Lstm.weight_hh_l0 doesn't update after gradient descent (but the other parameters do update!)

suzil · August 3, 2018, 6:24am

I was trying to write some tests for my model using the concept from this blog post that checks if parameters change after performing a gradient descent step. However, when I tried doing this, I found that some parameters wouldn’t change.

I have reproduced a simple example below where lstm.weight_ih_l0, lstm.bias_ih_l0, lstm.bias_hh_l0, fc.weight, fc.bias change after performing gradient descent, while lstm.weight_hh_l0 does not change.

Shouldn’t all of the trainable parameters be updated after every gradient descent step? Is there something wrong with the example code?

#!/usr/bin/env python3
# torch==0.4.0
# numpy==1.15.0

import torch
import torch.nn as nn
import torch.optim as optim
import numpy as np


class MyLSTM(nn.Module):
    def __init__(self, input_size, hidden_size, num_layers, num_classes):
        super(MyLSTM, self).__init__()
        self.hidden_size = hidden_size
        self.num_layers = num_layers
        self.lstm = nn.LSTM(
            input_size,
            hidden_size,
            num_layers,
            batch_first=True,
        )
        self.fc = nn.Linear(hidden_size, num_classes)

    def forward(self, x):
        # Set initial states
        h0 = torch.zeros(self.num_layers, x.size(0), self.hidden_size)
        c0 = torch.zeros(self.num_layers, x.size(0), self.hidden_size)
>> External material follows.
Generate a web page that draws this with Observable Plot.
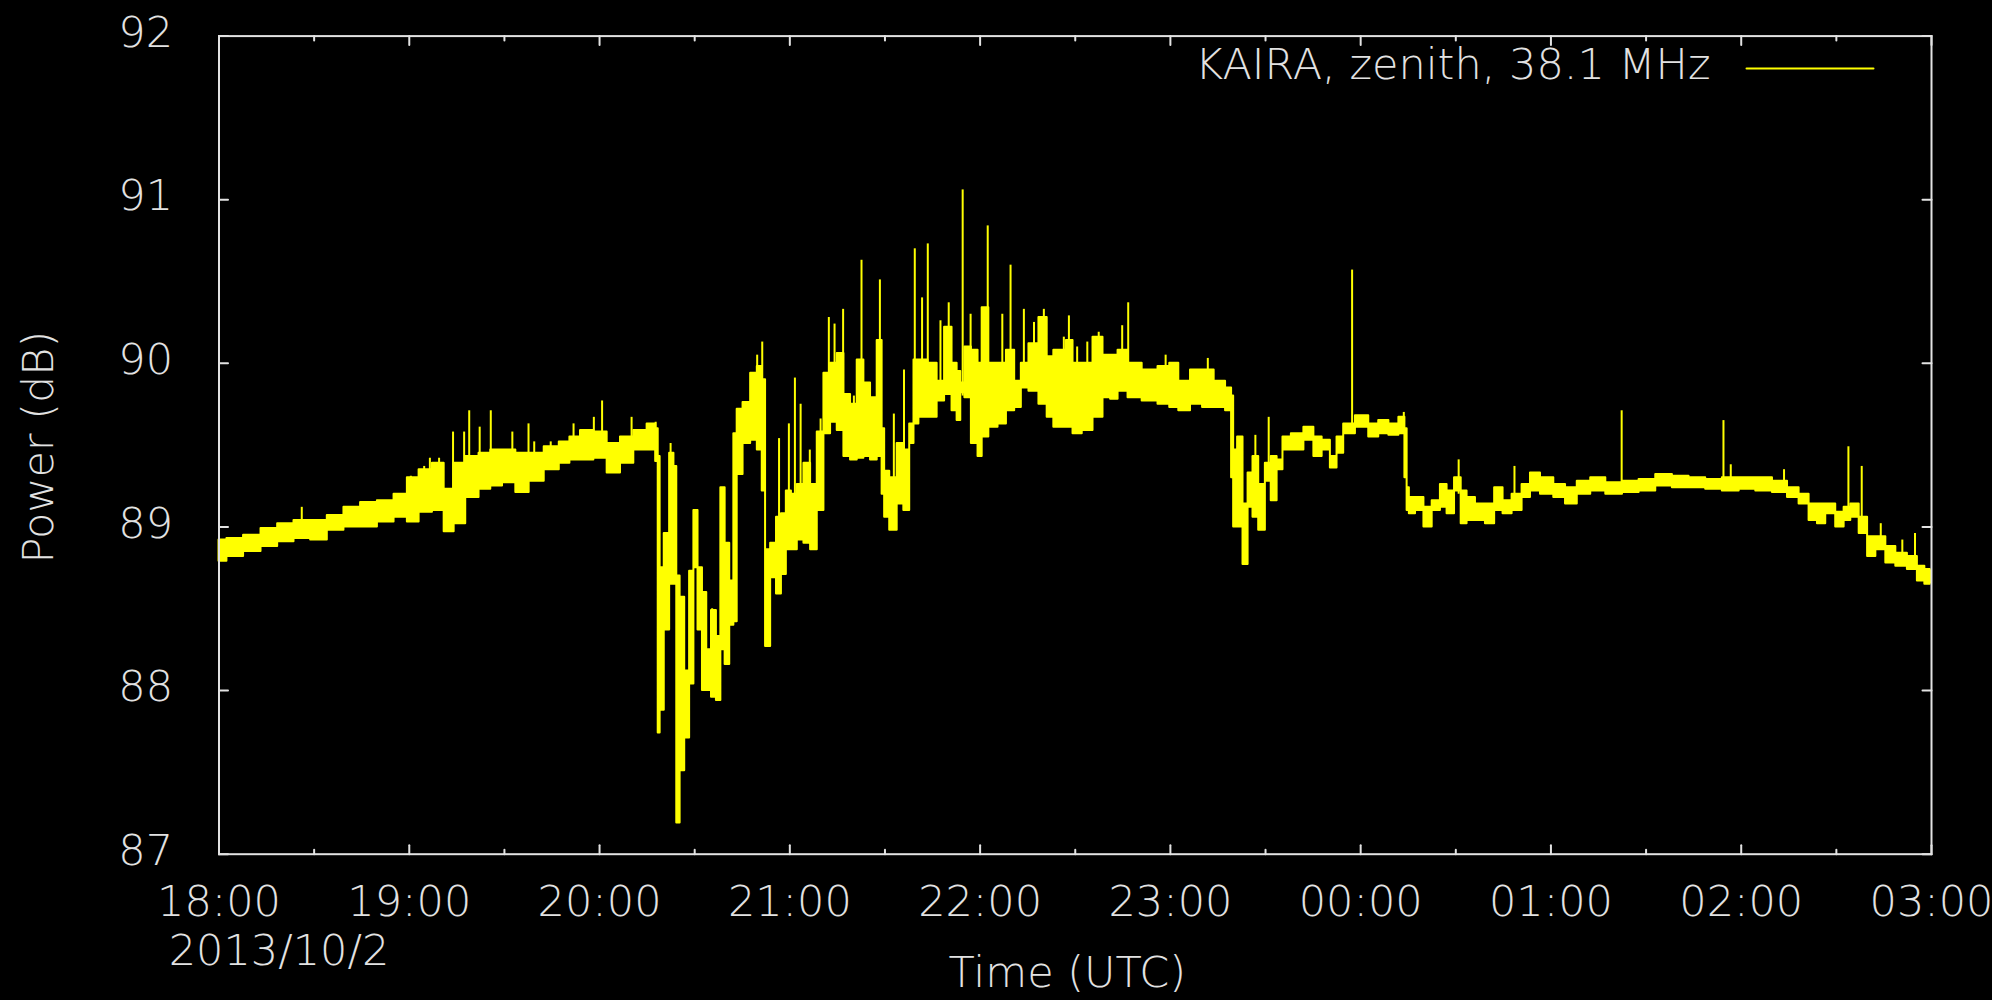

        # Forward propagate LSTM
        out, _ = self.lstm(x, (h0, c0))

        # Decode the hidden state of the last time step
        out = self.fc(out[:, -1, :])

        return out


model = MyLSTM(input_size=5, hidden_size=8, num_layers=1, num_classes=1)
optimizer = optim.Adagrad(model.parameters(), lr=0.01)
criterion = nn.MSELoss()

params = list(model.state_dict().keys())
assert len(params) == len(list(model.parameters()))
# ['lstm.weight_ih_l0', 'lstm.weight_hh_l0', 'lstm.bias_ih_l0',
# 'lstm.bias_hh_l0', 'fc.weight', 'fc.bias']

# Create some dummy data
inputs = torch.FloatTensor([
    [0.2, 0.3, 0.4, 0.5, 0.6],
    [0.2, 0.3, 0.4, 0.5, 0.6],
    [0.2, 0.3, 0.4, 0.5, 0.6],
]).unsqueeze(1)
target = torch.FloatTensor([1, 0, 1]).unsqueeze(1)

# Save parameter values before gradient descent
before = [model.state_dict()[param].clone() for param in params]

output = model(inputs)
loss = criterion(output, target)
loss.backward()
optimizer.step()

# Save parameter values after gradient descent
after = [model.state_dict()[param].clone() for param in params]

for i, (b, a) in enumerate(zip(before, after)):
    # lstm.weight_hh_l0 doesn't change, but all the other ones do
    # (including lstm.bias_hh_l0!)
    if np.allclose(b, a):
        print('Unchanged:', params[i])

John_Smith · August 3, 2018, 6:32am

If you check the gradient of the parameters:

for p in model.parameters():
    print(p.grad)

You can see the gradients for one of the parameters are all 0 which means that variable will not get updated during back pass.

You need to check why the gradients are 0s for that variable.

suriyadeepan · October 28, 2018, 2:11am

I have a similar LSTM model for imdb sentiment classification. Noticed that one of the LSTM parameters doesn’t change at all.

# trainable parameters
['embedding.weight', 'lstm.weight_ih_l0', 'lstm.weight_hh_l0', 'lstm.bias_ih_l0', 'lstm.bias_hh_l0', 'linear.weight', 'linear.bias']
# unchanged parameter
lstm.weight_ih_l0

Edit : I’ve checked the gradients. They are very small for lstm.weight_ih_l0 but not zero, in the range of e^-42.

abhinavkashyap92 · February 27, 2019, 1:55am

Any update on this ?

suzil · March 31, 2019, 3:09pm

Gradients do change, they are just very small.

nilinykh · March 4, 2020, 4:47pm

I have the same issue. Gradients for weight_hh_l0 in my 1 layer LSTM network are just zeros. I have checked if they are really zeros, and yes, they are simply 0s. Throughout the backward pass, they never get updated. What could be the reason for such behaviour?